→ TO DO:
Which lines hold the string "that"? Copy every one of them.

>>>

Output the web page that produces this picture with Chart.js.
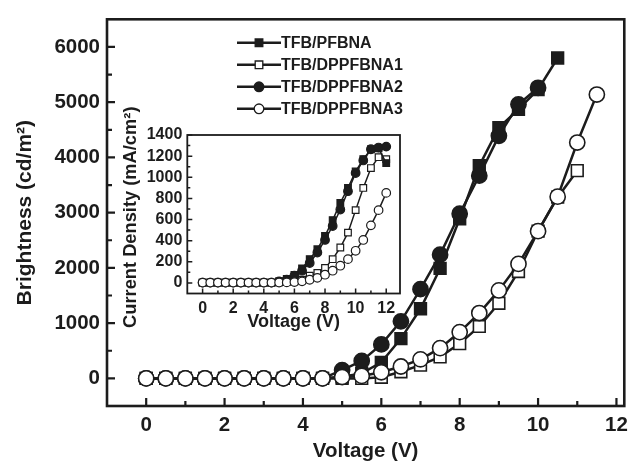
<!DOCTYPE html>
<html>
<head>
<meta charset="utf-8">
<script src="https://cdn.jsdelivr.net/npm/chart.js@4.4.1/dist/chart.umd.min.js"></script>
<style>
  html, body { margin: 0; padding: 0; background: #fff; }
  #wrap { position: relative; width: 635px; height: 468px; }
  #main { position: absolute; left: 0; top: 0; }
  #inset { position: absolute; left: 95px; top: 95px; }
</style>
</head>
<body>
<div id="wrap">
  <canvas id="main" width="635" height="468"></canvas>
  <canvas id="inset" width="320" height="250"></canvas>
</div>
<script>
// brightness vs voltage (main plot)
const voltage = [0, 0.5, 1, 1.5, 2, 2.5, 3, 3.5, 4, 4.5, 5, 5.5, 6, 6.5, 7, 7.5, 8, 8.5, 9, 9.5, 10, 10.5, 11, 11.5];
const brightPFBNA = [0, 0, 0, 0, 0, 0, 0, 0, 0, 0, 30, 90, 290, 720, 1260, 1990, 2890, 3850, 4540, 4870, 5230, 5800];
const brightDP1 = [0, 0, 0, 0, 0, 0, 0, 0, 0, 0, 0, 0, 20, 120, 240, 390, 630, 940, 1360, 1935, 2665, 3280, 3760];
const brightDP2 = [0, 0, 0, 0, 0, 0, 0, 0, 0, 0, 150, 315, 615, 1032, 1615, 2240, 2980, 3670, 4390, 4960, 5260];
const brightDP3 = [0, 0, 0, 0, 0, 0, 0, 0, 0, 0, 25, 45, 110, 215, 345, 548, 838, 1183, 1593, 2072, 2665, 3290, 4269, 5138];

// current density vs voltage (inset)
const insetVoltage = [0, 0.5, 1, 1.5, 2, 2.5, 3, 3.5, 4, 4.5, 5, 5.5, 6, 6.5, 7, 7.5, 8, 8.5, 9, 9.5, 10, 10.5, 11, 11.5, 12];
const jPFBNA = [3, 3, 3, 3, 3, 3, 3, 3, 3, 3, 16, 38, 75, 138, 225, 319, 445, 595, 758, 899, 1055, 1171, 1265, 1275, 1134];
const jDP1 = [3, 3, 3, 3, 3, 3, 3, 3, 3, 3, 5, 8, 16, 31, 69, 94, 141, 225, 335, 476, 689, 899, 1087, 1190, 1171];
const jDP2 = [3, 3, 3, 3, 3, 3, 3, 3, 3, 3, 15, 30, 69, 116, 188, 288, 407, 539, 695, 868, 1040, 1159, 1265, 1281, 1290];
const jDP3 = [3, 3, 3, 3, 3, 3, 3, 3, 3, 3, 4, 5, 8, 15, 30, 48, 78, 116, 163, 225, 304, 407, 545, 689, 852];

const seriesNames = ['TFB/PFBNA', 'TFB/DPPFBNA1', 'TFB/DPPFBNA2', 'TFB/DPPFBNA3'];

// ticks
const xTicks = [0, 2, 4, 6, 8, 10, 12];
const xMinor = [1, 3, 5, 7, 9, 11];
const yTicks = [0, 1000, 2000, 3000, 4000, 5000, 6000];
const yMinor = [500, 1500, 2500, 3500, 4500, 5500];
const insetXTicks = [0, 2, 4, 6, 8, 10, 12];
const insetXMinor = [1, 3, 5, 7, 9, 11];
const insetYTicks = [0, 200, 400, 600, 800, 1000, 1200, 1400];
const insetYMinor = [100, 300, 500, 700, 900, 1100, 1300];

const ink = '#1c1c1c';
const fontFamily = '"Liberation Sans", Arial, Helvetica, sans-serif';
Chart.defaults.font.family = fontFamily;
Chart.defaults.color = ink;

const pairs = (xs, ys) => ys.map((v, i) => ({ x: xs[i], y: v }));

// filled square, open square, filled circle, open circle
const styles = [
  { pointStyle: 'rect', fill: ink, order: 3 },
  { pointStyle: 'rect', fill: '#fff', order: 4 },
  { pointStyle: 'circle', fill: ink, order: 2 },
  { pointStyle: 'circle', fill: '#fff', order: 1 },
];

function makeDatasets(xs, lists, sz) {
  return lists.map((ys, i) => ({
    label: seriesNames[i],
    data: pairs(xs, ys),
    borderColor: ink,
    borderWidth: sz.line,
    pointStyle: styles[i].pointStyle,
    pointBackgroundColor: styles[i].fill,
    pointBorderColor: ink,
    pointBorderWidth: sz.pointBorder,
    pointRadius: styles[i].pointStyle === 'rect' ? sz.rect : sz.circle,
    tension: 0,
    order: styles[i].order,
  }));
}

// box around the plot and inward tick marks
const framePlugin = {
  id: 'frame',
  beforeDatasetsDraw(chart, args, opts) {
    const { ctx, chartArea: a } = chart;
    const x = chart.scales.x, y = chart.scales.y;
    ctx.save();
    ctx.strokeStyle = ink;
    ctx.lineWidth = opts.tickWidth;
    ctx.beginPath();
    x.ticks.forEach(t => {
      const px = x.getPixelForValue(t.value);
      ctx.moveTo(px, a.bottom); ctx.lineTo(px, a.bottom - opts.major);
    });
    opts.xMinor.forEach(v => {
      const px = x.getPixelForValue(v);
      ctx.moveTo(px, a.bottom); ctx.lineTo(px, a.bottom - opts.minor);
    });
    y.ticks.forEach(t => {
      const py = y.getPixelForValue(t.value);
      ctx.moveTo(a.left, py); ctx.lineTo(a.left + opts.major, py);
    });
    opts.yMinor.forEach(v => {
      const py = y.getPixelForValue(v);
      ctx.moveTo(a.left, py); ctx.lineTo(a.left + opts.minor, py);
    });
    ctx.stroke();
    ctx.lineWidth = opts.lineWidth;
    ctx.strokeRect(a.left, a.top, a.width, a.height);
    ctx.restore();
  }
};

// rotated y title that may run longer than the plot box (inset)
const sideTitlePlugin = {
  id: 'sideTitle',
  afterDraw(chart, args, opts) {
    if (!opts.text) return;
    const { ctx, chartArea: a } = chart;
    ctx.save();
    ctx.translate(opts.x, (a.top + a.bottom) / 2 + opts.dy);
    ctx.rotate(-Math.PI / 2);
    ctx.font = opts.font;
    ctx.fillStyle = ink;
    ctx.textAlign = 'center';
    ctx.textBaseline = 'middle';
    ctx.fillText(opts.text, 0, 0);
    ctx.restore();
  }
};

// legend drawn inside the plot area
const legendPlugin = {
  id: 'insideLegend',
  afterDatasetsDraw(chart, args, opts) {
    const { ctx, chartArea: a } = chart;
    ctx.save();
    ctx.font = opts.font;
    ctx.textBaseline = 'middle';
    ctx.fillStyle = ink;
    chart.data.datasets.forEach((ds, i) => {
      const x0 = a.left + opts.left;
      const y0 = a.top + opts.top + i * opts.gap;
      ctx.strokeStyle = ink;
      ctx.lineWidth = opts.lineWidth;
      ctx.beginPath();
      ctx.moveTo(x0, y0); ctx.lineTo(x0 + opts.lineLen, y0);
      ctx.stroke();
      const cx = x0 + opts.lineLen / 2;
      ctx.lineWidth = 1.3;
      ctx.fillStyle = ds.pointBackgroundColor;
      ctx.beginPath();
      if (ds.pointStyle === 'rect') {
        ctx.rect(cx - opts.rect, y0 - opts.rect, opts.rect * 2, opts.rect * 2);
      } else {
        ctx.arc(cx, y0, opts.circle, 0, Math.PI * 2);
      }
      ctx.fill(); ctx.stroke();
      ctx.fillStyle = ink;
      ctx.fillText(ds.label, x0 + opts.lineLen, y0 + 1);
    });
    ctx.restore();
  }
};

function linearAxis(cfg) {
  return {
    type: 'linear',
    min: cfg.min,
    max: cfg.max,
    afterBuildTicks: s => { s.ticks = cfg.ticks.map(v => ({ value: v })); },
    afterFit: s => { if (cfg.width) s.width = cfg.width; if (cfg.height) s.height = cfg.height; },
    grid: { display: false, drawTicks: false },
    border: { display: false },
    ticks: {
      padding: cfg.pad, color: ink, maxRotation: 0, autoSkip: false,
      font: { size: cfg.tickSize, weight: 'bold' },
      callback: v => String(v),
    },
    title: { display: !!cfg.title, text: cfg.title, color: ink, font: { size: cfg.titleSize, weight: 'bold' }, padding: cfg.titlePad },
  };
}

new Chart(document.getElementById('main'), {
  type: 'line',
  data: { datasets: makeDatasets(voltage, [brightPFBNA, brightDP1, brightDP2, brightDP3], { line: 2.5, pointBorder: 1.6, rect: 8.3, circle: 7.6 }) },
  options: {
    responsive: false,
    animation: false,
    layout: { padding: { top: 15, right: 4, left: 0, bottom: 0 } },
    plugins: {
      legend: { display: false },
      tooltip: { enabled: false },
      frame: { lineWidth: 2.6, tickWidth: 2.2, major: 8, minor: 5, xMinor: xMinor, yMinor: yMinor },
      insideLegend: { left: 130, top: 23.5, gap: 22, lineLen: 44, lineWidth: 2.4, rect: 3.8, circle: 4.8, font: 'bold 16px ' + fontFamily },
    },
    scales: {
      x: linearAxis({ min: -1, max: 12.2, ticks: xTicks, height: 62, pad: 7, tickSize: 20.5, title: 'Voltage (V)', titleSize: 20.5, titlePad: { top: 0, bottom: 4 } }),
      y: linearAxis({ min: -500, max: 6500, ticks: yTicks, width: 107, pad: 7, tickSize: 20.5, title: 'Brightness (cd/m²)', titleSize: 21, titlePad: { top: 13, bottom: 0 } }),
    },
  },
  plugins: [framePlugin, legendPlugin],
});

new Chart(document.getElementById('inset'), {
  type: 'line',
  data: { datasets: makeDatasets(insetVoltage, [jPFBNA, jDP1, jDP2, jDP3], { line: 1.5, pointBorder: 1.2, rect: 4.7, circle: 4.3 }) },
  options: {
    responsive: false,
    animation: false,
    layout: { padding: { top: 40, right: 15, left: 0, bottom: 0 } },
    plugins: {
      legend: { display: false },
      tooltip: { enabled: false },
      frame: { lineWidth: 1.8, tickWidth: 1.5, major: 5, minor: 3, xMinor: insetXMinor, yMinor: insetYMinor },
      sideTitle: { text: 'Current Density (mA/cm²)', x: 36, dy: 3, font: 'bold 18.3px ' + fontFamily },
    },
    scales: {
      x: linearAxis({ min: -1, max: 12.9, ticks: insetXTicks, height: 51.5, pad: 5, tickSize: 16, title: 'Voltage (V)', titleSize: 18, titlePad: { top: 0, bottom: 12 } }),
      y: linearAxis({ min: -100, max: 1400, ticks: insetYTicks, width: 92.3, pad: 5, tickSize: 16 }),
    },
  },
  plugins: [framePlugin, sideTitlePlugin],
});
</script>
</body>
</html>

<<<

→ COMPLETE ANSWER:
Output the web page that produces this picture with Chart.js.
// rotated y title that may run longer than the plot box (inset)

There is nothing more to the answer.